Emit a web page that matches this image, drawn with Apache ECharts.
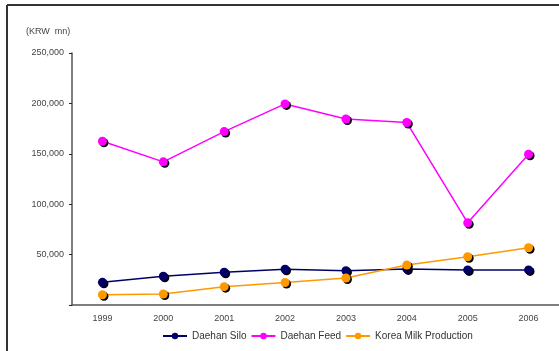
<!DOCTYPE html>
<html>
<head>
<meta charset="utf-8">
<script src="https://cdn.jsdelivr.net/npm/echarts@6/dist/echarts.min.js"></script>
<style>
  html, body { margin: 0; padding: 0; background: #fff; }
  #chart { width: 559px; height: 351px; }
</style>
</head>
<body>
<div id="chart"></div>
<script>
// years on the x axis
const years = ['1999', '2000', '2001', '2002', '2003', '2004', '2005', '2006'];

// values in KRW mn
const daehan_silo = [22500, 28500, 32500, 35500, 34000, 35800, 34800, 34800];
const daehan_feed = [162500, 142000, 172000, 199500, 184500, 181000, 81500, 149500];
const korea_milk = [10200, 10900, 18200, 22300, 26800, 39700, 47900, 56800];

const y_ticks = [0, 50000, 100000, 150000, 200000, 250000];

var myChart = echarts.init(document.getElementById('chart'));

function linea(name, data, color) {
    return {
        name: name,
        type: 'line',
        data: data,
        symbol: 'circle',
        symbolSize: 9,
        lineStyle: { color: color, width: 1.5 },
        itemStyle: {
            color: color,
            shadowColor: '#000',
            shadowBlur: 0,
            shadowOffsetX: 1.5,
            shadowOffsetY: 1.5
        },
        emphasis: { disabled: true }
    };
}

var option = {
    animation: false,
    textStyle: { fontFamily: 'Liberation Sans, Arial, sans-serif' },
    grid: { left: 72, top: 53, right: 0, bottom: 46 },
    graphic: [
        // outer frame, only left and top are visible in the original
        { type: 'line', shape: { x1: 7, y1: 5, x2: 559, y2: 5 }, style: { stroke: '#333', lineWidth: 2 } },
        { type: 'line', shape: { x1: 7, y1: 5, x2: 7, y2: 351 }, style: { stroke: '#333', lineWidth: 2 } },
        { type: 'text', left: 26, top: 27, style: { text: '(KRW  mn)', fontSize: 9, fill: '#444', fontFamily: 'Liberation Sans, Arial, sans-serif' } }
    ],
    legend: {
        bottom: 5,
        left: 157,
        itemWidth: 24,
        itemHeight: 8,
        itemGap: 4,
        textStyle: { fontSize: 10, color: '#333' },
        data: ['Daehan Silo', 'Daehan Feed', 'Korea Milk Production']
    },
    xAxis: {
        type: 'category',
        boundaryGap: true,
        data: years,
        axisLine: { lineStyle: { color: '#555', width: 1.5 } },
        axisTick: { inside: true, length: 3, lineStyle: { color: '#222' } },
        axisLabel: { fontSize: 9, color: '#444', margin: 9 }
    },
    yAxis: {
        type: 'value',
        min: y_ticks[0],
        max: y_ticks[y_ticks.length - 1],
        interval: 50000,
        splitLine: { show: false },
        axisLine: { show: true, lineStyle: { color: '#555', width: 1.5 } },
        axisTick: { show: true, length: 3, lineStyle: { color: '#222' } },
        axisLabel: {
            fontSize: 9,
            color: '#444',
            margin: 8,
            formatter: function (v) {
                if (v === 0) return '';
                return v.toLocaleString('en-US');
            }
        }
    },
    series: [
        linea('Daehan Silo', daehan_silo, '#000066'),
        linea('Daehan Feed', daehan_feed, '#ff00ff'),
        linea('Korea Milk Production', korea_milk, '#ff9900')
    ]
};

myChart.setOption(option);
</script>
</body>
</html>
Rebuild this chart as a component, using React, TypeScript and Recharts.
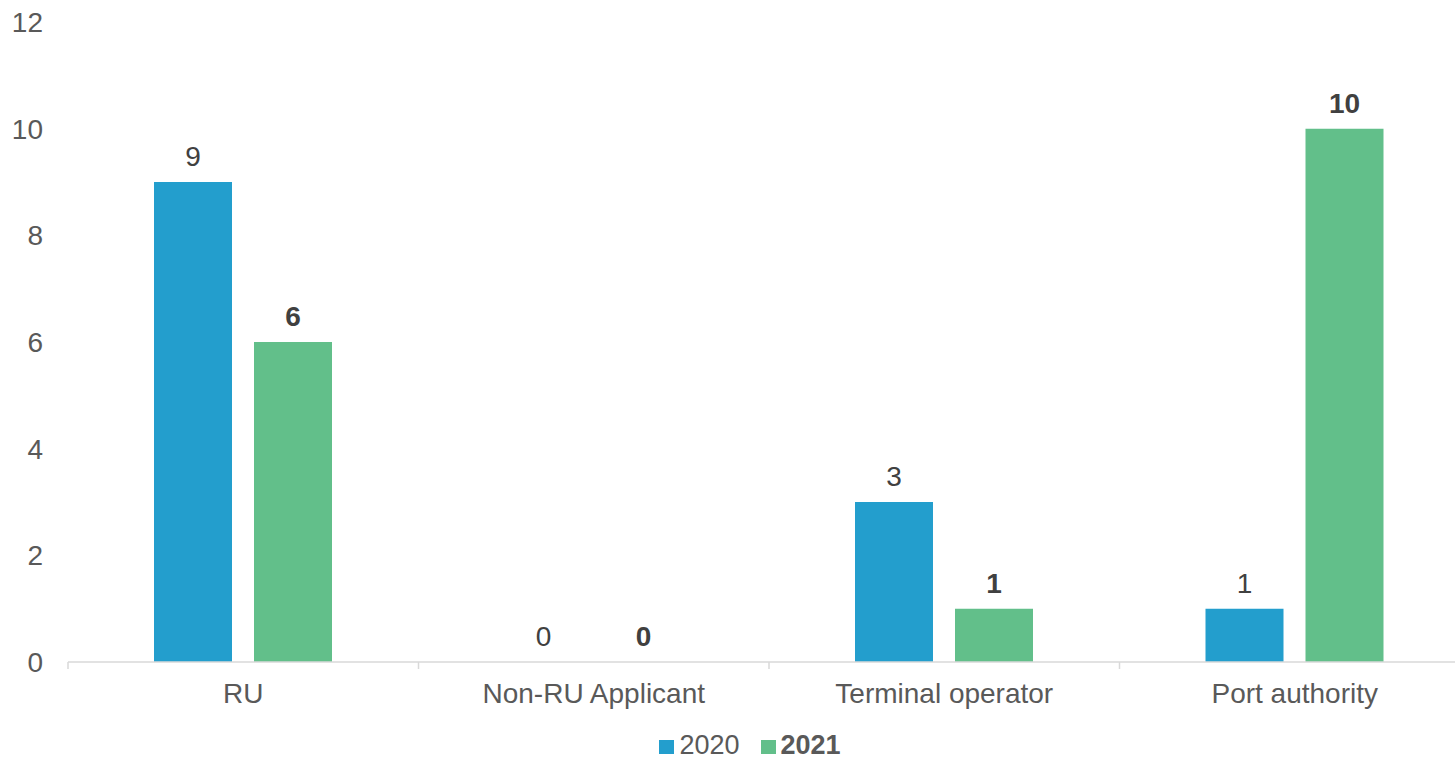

**Job:**
Of all the lines in the listing above, how many contain the word "this"? Answer with the number alone.

**Task result:**
2